Lifesize Cloud, on the other hand, can be deployed across a 500-person company by a single employee in under an hour. It costs $25 per person a month and is initially available in North America, Norway, Switzerland, and other European countries.

In a brief live demonstration, Lifesize CTO Casey King was able to connect with several Lifesize employees at the company’s Austin headquarters within a few seconds. Video quality looked crisp and clear — leagues beyond what I’ve seen from WebEx and GotoMeeting. Since Lifesize Cloud integrates with business directories, it was also easy to find people to connect with.

Lifesize Cloud users can also create virtual meeting rooms that are accessible by anyone in the organization, which solves the perennial problem of inviting people to the correct video conference (an issue I’ve often had with Google Hangouts). You can also invite people from outside your company to a Lifesize video chat.

Logitech acquired Lifesize for $405 million in 2009, but the unit has remained mostly quiet until today.
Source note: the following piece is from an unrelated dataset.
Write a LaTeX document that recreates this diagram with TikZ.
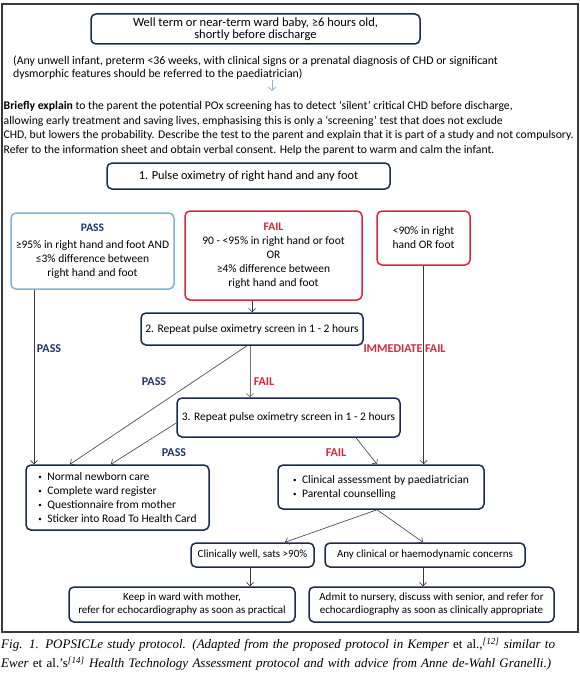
\documentclass[tikz,border=0pt]{standalone}
\usepackage{fontspec}
\newfontfamily\sansf{Carlito}
\newfontfamily\capf{Liberation Serif}
\usetikzlibrary{arrows.meta}
\definecolor{navy}{HTML}{1B2A4A}
\definecolor{passblue}{HTML}{7FB2D9}
\definecolor{failred}{HTML}{D9263A}
\definecolor{labnavy}{HTML}{1F3566}
\definecolor{linegray}{HTML}{3A3A3A}
\definecolor{lightgray2}{HTML}{707070}
\definecolor{framegray}{HTML}{3A3A3A}
\definecolor{arrowblue}{HTML}{8DB6D6}
\newcommand\mybul{\makebox[9pt][l]{\raisebox{0.15ex}{\scriptsize •}}}
\begin{document}
\begin{tikzpicture}[x=1pt,y=-1pt,
  font=\sansf\fontsize{11.5}{14}\selectfont,
  box/.style={draw=navy, line width=1.5pt, rounded corners=5pt, inner sep=1pt, align=center},
  passbox/.style={box, draw=passblue},
  failbox/.style={box, draw=failred},
  conn/.style={draw=linegray, line width=0.6pt, -{Straight Barb[length=3.5pt,width=7pt]}},
  bluearr/.style={draw=arrowblue, line width=0.8pt, -{Straight Barb[length=3.5pt,width=8pt]}},
  lab/.style={font=\sansf\bfseries\fontsize{12}{13}\selectfont, text=labnavy, inner sep=0},
  flab/.style={lab, text=failred}]
\useasboundingbox (0,0) rectangle (580,682);
\node[draw=framegray, line width=1.1pt, minimum width=576pt, minimum height=628pt, inner sep=0] (frame) at (290,318) {};

\node[box, minimum width=329pt, minimum height=30pt, font=\sansf\fontsize{12.5}{12.5}\selectfont] (top) at (255.5,29)
  {Well term or near-term ward baby, ≥6 hours old,\\shortly before discharge};
\node[anchor=west, align=left, inner sep=0, font=\sansf\fontsize{11.8}{13}\selectfont] (note) at (13,67.5)
  {(Any unwell infant, preterm <36 weeks, with clinical signs or a prenatal diagnosis of CHD or significant\\dysmorphic features should be referred to the paediatrician)};
\coordinate (ba) at (272,80);
\coordinate (bb) at (272,91);
\draw[bluearr] (ba) -- (bb);
\node[anchor=west, align=left, inner sep=0, font=\sansf\fontsize{11.7}{14.5}\selectfont] (para) at (3.5,128)
  {\textbf{Briefly explain} to the parent the potential POx screening has to detect ‘silent’ critical CHD before discharge,\\
   allowing early treatment and saving lives, emphasising this is only a ‘screening’ test that does not exclude\\
   CHD, but lowers the probability. Describe the test to the parent and explain that it is part of a study and not compulsory.\\
   Refer to the information sheet and obtain verbal consent. Help the parent to warm and calm the infant.};

\node[box, minimum width=283pt, minimum height=26pt, font=\sansf\fontsize{12.3}{13}\selectfont] (pulse) at (248.5,176) {1. Pulse oximetry of right hand and any foot};

\node[passbox, minimum width=163pt, minimum height=76pt] (pass) at (92.5,251)
  {\textcolor{labnavy}{\textbf{PASS}}\\[3pt]≥95\% in right hand and foot AND\\≤3\% difference between\\right hand and foot};
\node[failbox, minimum width=177pt, minimum height=89pt] (fail) at (273.5,255.5)
  {\textcolor{failred}{\textbf{FAIL}}\\90 - <95\% in right hand or foot\\OR\\≥4\% difference between\\right hand and foot};
\node[failbox, minimum width=93pt, minimum height=54pt] (lt90) at (423.5,238)
  {<90\% in right\\hand OR foot};

\node[box, minimum width=222pt, minimum height=32pt] (box2) at (252,329) {2. Repeat pulse oximetry screen in 1 - 2 hours};
\node[box, minimum width=223pt, minimum height=39pt] (box3) at (288.5,417.5) {3. Repeat pulse oximetry screen in 1 - 2 hours};

\node[box, align=left, minimum width=183pt, minimum height=65pt] (normal) at (117.5,497.5)
  {\mybul Normal newborn care\\\mybul Complete ward register\\\mybul Questionnaire from mother\\\mybul Sticker into Road To Health Card};
\node[box, align=left, minimum width=206pt, minimum height=44pt] (clinical) at (381,487)
  {\mybul Clinical assessment by paediatrician\\\mybul Parental counselling};

\node[box, minimum width=123pt, minimum height=24pt, font=\sansf\fontsize{11}{13}\selectfont] (well) at (252.5,555) {Clinically well, sats >90\%};
\node[box, minimum width=200pt, minimum height=24pt, font=\sansf\fontsize{11}{13}\selectfont] (concerns) at (425,555) {Any clinical or haemodynamic concerns};
\node[box, minimum width=226pt, minimum height=35pt, font=\sansf\fontsize{11}{13}\selectfont] (keep) at (182,604.5)
  {Keep in ward with mother,\\refer for echocardiography as soon as practical};
\node[box, minimum width=245pt, minimum height=35pt, font=\sansf\fontsize{11}{13}\selectfont] (admit) at (431.5,604.5)
  {Admit to nursery, discuss with senior, and refer for\\echocardiography as soon as clinically appropriate};

% labels
\node[lab] (l1) at (49,349) {PASS};
\node[flab] (l2) at (404.5,349) {IMMEDIATE FAIL};
\node[lab] (l3) at (154,382) {PASS};
\node[flab] (l4) at (264,382) {FAIL};
\node[lab] (l5) at (174,453) {PASS};
\node[flab] (l6) at (336,453) {FAIL};

% connectors
\draw[conn] ([xshift=-58.5pt]pass.south) -- ([xshift=-58.5pt]pass.south |- normal.north);
\draw[conn] (lt90.south) -- (lt90.south |- clinical.north);
\draw[conn] (box2.north |- fail.south) -- (box2.north);
\draw[conn, draw=lightgray2] ([xshift=-2pt]box2.south) -- ([xshift=-2pt]box2.south |- box3.north);
\draw[conn] ([xshift=-5pt]box2.south) -- ([xshift=-47.5pt]normal.north);
\draw[conn] ([yshift=-5.5pt]box3.west) -- ([xshift=-6.5pt]normal.north);
\draw[conn] ([xshift=67.5pt]box3.south) -- ([xshift=-4pt]clinical.north);
\draw[conn] ([xshift=-4pt]clinical.south) -- ([xshift=32.5pt]well.north);
\draw[conn] ([xshift=-4pt]clinical.south) -- ([xshift=-2pt]concerns.north);
\draw[conn] ([xshift=-2.5pt]well.south) -- ([xshift=-2.5pt]well.south |- keep.north);
\draw[conn] ([xshift=-2pt]concerns.south) -- ([xshift=-2pt]concerns.south |- admit.north);

% caption
\node[anchor=north west, inner sep=0, text width=577pt, font=\capf\itshape\fontsize{13}{19}\selectfont] (cap) at (1,638)
  {\noindent Fig. 1. POPSICLe study protocol. (Adapted from the proposed protocol in Kemper {\upshape et al.,}\textsuperscript{[12]} similar to\linebreak
   Ewer {\upshape et al.’s}\textsuperscript{[14]} Health Technology Assessment protocol and with advice from Anne de-Wahl Granelli.)};
\end{tikzpicture}
\end{document}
Logitech also took a $211 million charge last year due to a purported slowdown in the enterprise video chat industry (which was likely hurt by the rise of feature-rich consumer video chat).

Lifesize has spent the past nine months developing its new cloud product, but Malloy tells me he’s envisioned moving to the cloud since he started the company 11 years ago. After taking a break for two years to start business collaboration company Bloomfire, Malloy returned to Lifesize when he saw the opportunity to push the business video chat market forward.

With $120 million in annual revenue and around 400 employees, Malloy describes Lifesize as “big enough to scale … but small enough to be nimble.”